**DIRECTIONS**: Your task is to output the listing word for word, with pictures excluded.

**SOURCE EXCERPT**:
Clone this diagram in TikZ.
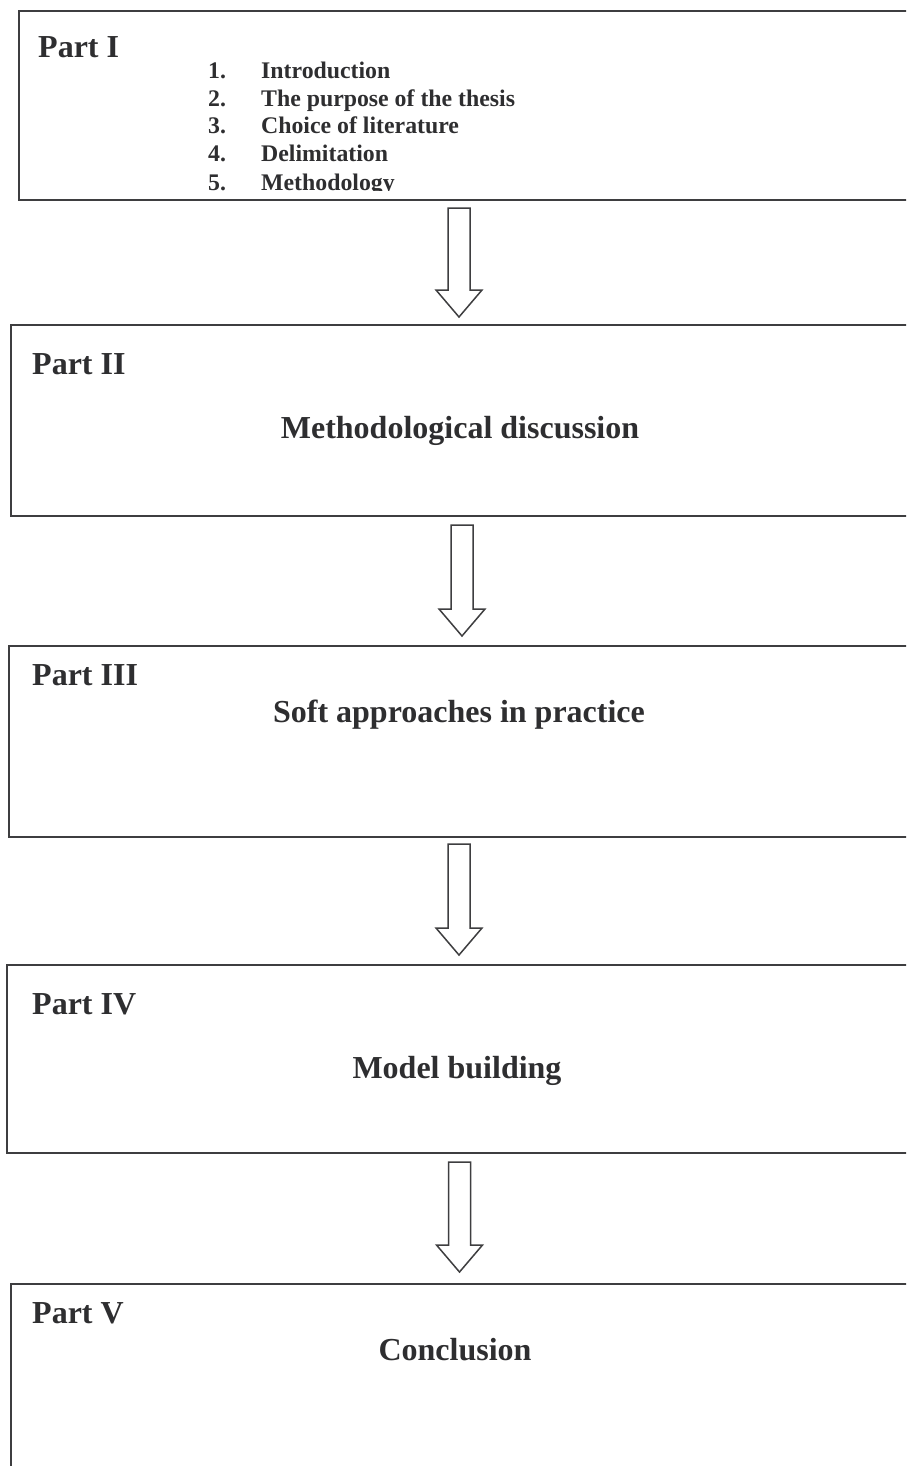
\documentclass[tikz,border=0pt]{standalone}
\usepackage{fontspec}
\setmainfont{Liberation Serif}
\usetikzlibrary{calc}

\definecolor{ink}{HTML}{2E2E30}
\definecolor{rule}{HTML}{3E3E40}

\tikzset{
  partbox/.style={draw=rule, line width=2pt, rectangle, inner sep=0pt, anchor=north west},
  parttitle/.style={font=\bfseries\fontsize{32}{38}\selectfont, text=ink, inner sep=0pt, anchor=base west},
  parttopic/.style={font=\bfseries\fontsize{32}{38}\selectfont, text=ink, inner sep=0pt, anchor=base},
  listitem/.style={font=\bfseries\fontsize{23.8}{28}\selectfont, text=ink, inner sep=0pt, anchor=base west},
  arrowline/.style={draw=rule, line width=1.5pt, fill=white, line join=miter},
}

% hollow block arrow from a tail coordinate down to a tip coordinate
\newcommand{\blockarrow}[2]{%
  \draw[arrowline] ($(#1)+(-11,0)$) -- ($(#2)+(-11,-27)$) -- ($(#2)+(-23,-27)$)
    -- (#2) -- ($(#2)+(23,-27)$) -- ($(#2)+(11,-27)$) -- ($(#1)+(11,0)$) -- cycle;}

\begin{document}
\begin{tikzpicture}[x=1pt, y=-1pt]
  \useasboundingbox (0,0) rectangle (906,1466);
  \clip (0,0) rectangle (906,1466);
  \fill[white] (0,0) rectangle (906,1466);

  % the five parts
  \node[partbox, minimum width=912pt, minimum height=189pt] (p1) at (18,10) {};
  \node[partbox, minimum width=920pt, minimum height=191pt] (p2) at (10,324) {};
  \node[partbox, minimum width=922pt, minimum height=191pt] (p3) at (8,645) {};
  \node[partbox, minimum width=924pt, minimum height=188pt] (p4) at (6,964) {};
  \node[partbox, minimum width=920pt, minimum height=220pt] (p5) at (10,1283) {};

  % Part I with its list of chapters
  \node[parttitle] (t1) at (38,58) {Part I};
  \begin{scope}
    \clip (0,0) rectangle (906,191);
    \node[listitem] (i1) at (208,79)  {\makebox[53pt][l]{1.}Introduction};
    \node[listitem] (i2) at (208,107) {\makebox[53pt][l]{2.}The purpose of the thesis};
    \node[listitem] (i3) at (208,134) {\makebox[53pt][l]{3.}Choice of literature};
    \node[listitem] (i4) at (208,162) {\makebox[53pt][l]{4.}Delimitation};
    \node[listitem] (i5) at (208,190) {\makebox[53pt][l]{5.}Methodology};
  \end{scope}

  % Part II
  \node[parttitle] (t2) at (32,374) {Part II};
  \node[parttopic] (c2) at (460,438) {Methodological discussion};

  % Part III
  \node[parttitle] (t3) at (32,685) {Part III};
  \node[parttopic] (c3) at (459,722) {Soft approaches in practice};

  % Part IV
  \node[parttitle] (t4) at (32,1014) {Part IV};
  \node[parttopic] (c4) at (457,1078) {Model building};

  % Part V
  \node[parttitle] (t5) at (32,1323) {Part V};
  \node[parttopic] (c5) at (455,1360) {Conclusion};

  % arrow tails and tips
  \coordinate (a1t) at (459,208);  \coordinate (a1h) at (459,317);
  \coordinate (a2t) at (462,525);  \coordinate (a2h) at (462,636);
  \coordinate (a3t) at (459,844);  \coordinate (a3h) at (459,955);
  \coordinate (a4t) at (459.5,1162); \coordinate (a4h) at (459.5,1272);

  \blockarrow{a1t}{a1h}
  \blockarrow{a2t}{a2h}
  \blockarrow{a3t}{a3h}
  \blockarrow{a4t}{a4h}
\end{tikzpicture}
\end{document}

**COMPLETE RESPONSE**:
Clone this diagram in TikZ.
\documentclass[tikz,border=0pt]{standalone}
\usepackage{fontspec}
\setmainfont{Liberation Serif}
\usetikzlibrary{calc}

\definecolor{ink}{HTML}{2E2E30}
\definecolor{rule}{HTML}{3E3E40}

\tikzset{
  partbox/.style={draw=rule, line width=2pt, rectangle, inner sep=0pt, anchor=north west},
  parttitle/.style={font=\bfseries\fontsize{32}{38}\selectfont, text=ink, inner sep=0pt, anchor=base west},
  parttopic/.style={font=\bfseries\fontsize{32}{38}\selectfont, text=ink, inner sep=0pt, anchor=base},
  listitem/.style={font=\bfseries\fontsize{23.8}{28}\selectfont, text=ink, inner sep=0pt, anchor=base west},
  arrowline/.style={draw=rule, line width=1.5pt, fill=white, line join=miter},
}

% hollow block arrow from a tail coordinate down to a tip coordinate
\newcommand{\blockarrow}[2]{%
  \draw[arrowline] ($(#1)+(-11,0)$) -- ($(#2)+(-11,-27)$) -- ($(#2)+(-23,-27)$)
    -- (#2) -- ($(#2)+(23,-27)$) -- ($(#2)+(11,-27)$) -- ($(#1)+(11,0)$) -- cycle;}

\begin{document}
\begin{tikzpicture}[x=1pt, y=-1pt]
  \useasboundingbox (0,0) rectangle (906,1466);
  \clip (0,0) rectangle (906,1466);
  \fill[white] (0,0) rectangle (906,1466);

  % the five parts
  \node[partbox, minimum width=912pt, minimum height=189pt] (p1) at (18,10) {};
  \node[partbox, minimum width=920pt, minimum height=191pt] (p2) at (10,324) {};
  \node[partbox, minimum width=922pt, minimum height=191pt] (p3) at (8,645) {};
  \node[partbox, minimum width=924pt, minimum height=188pt] (p4) at (6,964) {};
  \node[partbox, minimum width=920pt, minimum height=220pt] (p5) at (10,1283) {};

  % Part I with its list of chapters
  \node[parttitle] (t1) at (38,58) {Part I};
  \begin{scope}
    \clip (0,0) rectangle (906,191);
    \node[listitem] (i1) at (208,79)  {\makebox[53pt][l]{1.}Introduction};
    \node[listitem] (i2) at (208,107) {\makebox[53pt][l]{2.}The purpose of the thesis};
    \node[listitem] (i3) at (208,134) {\makebox[53pt][l]{3.}Choice of literature};
    \node[listitem] (i4) at (208,162) {\makebox[53pt][l]{4.}Delimitation};
    \node[listitem] (i5) at (208,190) {\makebox[53pt][l]{5.}Methodology};
  \end{scope}

  % Part II
  \node[parttitle] (t2) at (32,374) {Part II};
  \node[parttopic] (c2) at (460,438) {Methodological discussion};

  % Part III
  \node[parttitle] (t3) at (32,685) {Part III};
  \node[parttopic] (c3) at (459,722) {Soft approaches in practice};

  % Part IV
  \node[parttitle] (t4) at (32,1014) {Part IV};
  \node[parttopic] (c4) at (457,1078) {Model building};

  % Part V
  \node[parttitle] (t5) at (32,1323) {Part V};
  \node[parttopic] (c5) at (455,1360) {Conclusion};

  % arrow tails and tips
  \coordinate (a1t) at (459,208);  \coordinate (a1h) at (459,317);
  \coordinate (a2t) at (462,525);  \coordinate (a2h) at (462,636);
  \coordinate (a3t) at (459,844);  \coordinate (a3h) at (459,955);
  \coordinate (a4t) at (459.5,1162); \coordinate (a4h) at (459.5,1272);

  \blockarrow{a1t}{a1h}
  \blockarrow{a2t}{a2h}
  \blockarrow{a3t}{a3h}
  \blockarrow{a4t}{a4h}
\end{tikzpicture}
\end{document}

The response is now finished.